A term which often, but not always, goes hand in hand with dry denim is selvedge. The word selvedge derives from ‘self-edge’, which refers to the self-binding edge of a fabric which is woven on an old-fashioned shuttle loom. The selvedge can be seen on the inside of your jeans. If you roll up your jeans, you will see a nice looking seam, as shown below. The reason why a selvedge fabric is often used for dry denim is that both are loved by denim enthusiasts.
How to keep it fresh
Since we suggest not washing your dry denim for at least the first six months of wearing for the best fading results, you might want to consider some other ways to freshen it up. Intensive wearing will create the most beautiful fades but after a while, some odours might be inevitable.
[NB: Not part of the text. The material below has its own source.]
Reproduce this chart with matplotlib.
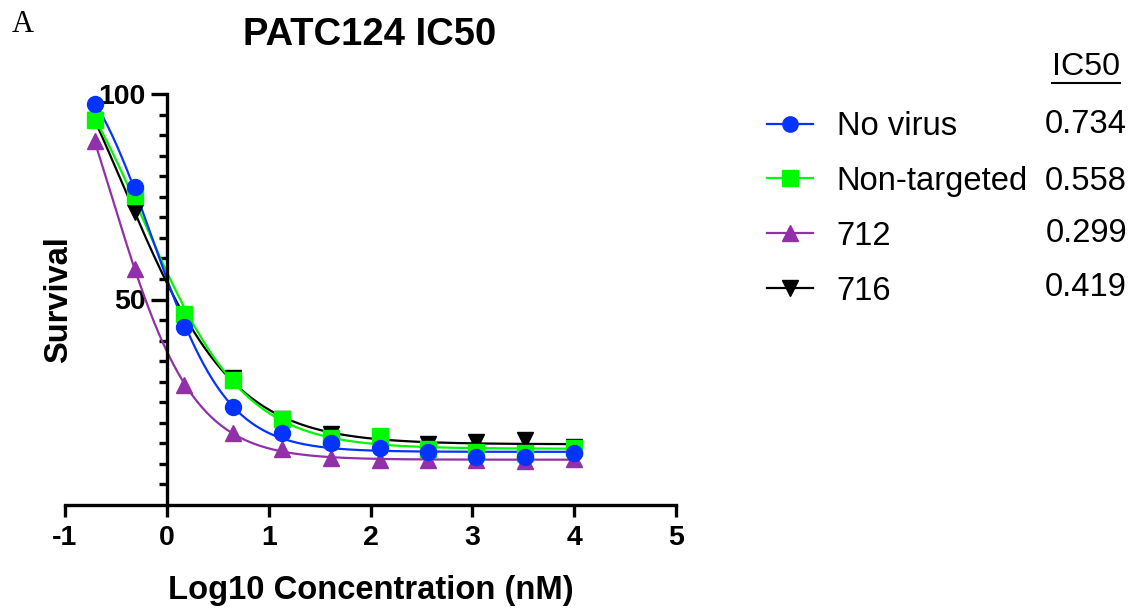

If you notice people are more hesitant to stand close to you, it’s really time to take action. There are several ways to make your dry denim fresh again. The easiest way of doing so is to put your denim in the freezer. The thing to do is to put the jeans in a waterproof bag and put it in your freezer overnight. The cold temperature kills most bacteria. The next morning, simply take out your jeans and hang them out in order to get them back into a comfortable wearing temperature. Another way of making your jeans feel fresh again is to hang your jeans outside (be aware of the sun when doing so) or to hang them in a room with a lot of steam, for example, the bathroom while showering. Last but not least there are some denim sprays. Our favourite is from Mr. Black Garment Essentials.
If you really feel like the aforementioned ways won’t cut it anymore, you might want to consider washing it. The best way of washing any denim is to soak and add a dash of vinegar to best preserve the colour. It’s best to lay them flat to dry. The cool thing about eventually washing your jeans is that the fades created will be set in stone.
For the best dry denim result: Wear it, Live it, Tear it, Repair it.